Without the pictures, extract every line from the start of the material to the line containing "const yTicks = [0, 1, 2, 3, 4];", both ends included.

--------------------------------

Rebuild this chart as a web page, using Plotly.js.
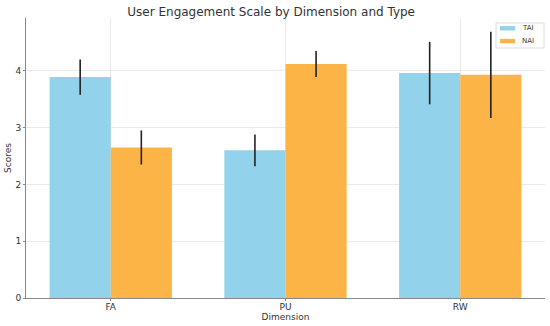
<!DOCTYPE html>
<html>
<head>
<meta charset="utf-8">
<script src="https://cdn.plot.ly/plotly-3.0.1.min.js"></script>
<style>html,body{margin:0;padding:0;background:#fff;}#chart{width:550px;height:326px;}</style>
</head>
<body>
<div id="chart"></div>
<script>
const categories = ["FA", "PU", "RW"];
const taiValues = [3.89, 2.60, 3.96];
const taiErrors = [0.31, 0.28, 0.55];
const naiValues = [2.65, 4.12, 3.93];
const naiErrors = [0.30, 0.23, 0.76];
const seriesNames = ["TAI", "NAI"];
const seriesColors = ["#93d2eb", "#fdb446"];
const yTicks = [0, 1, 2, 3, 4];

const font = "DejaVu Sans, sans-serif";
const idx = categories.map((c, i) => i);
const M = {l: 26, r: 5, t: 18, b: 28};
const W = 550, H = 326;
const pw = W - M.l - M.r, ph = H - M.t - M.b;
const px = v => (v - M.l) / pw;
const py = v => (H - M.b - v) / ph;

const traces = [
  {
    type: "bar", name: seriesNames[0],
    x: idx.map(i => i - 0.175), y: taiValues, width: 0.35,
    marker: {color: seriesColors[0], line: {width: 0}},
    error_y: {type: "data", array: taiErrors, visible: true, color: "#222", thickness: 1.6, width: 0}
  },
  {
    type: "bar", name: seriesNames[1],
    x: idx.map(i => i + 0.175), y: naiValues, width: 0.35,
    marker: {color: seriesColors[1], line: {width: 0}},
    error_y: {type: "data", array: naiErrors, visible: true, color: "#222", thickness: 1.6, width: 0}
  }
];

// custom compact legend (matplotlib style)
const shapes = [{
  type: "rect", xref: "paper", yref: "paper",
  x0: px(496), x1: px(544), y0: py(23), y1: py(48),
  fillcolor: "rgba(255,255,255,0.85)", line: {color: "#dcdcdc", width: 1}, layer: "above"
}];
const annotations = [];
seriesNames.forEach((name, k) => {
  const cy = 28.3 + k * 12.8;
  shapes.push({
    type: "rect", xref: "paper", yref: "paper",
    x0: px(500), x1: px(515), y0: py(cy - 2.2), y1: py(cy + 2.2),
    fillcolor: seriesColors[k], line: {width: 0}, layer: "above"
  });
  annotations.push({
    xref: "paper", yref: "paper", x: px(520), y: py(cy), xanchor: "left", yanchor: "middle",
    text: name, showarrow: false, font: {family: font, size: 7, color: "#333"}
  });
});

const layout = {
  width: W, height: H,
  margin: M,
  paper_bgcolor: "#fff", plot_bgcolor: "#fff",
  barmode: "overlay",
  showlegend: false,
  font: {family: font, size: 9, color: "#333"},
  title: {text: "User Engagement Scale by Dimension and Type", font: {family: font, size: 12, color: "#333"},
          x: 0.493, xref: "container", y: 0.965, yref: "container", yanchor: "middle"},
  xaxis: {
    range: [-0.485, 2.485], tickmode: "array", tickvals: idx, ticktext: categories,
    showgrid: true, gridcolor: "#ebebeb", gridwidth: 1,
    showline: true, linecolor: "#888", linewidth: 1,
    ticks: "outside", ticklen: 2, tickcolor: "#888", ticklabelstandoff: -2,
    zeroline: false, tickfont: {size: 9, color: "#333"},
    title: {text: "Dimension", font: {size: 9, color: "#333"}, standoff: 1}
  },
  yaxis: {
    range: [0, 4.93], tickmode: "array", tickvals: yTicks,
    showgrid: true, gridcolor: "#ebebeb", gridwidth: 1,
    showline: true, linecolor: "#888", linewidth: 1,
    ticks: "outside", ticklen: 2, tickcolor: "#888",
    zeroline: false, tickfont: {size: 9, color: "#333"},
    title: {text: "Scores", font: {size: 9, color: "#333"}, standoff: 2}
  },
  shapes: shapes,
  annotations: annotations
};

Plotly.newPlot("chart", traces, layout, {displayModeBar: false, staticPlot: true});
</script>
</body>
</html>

--------------------------------

» RESULT OF THIS EXERCISE:
Rebuild this chart as a web page, using Plotly.js.
<!DOCTYPE html>
<html>
<head>
<meta charset="utf-8">
<script src="https://cdn.plot.ly/plotly-3.0.1.min.js"></script>
<style>html,body{margin:0;padding:0;background:#fff;}#chart{width:550px;height:326px;}</style>
</head>
<body>
<div id="chart"></div>
<script>
const categories = ["FA", "PU", "RW"];
const taiValues = [3.89, 2.60, 3.96];
const taiErrors = [0.31, 0.28, 0.55];
const naiValues = [2.65, 4.12, 3.93];
const naiErrors = [0.30, 0.23, 0.76];
const seriesNames = ["TAI", "NAI"];
const seriesColors = ["#93d2eb", "#fdb446"];
const yTicks = [0, 1, 2, 3, 4];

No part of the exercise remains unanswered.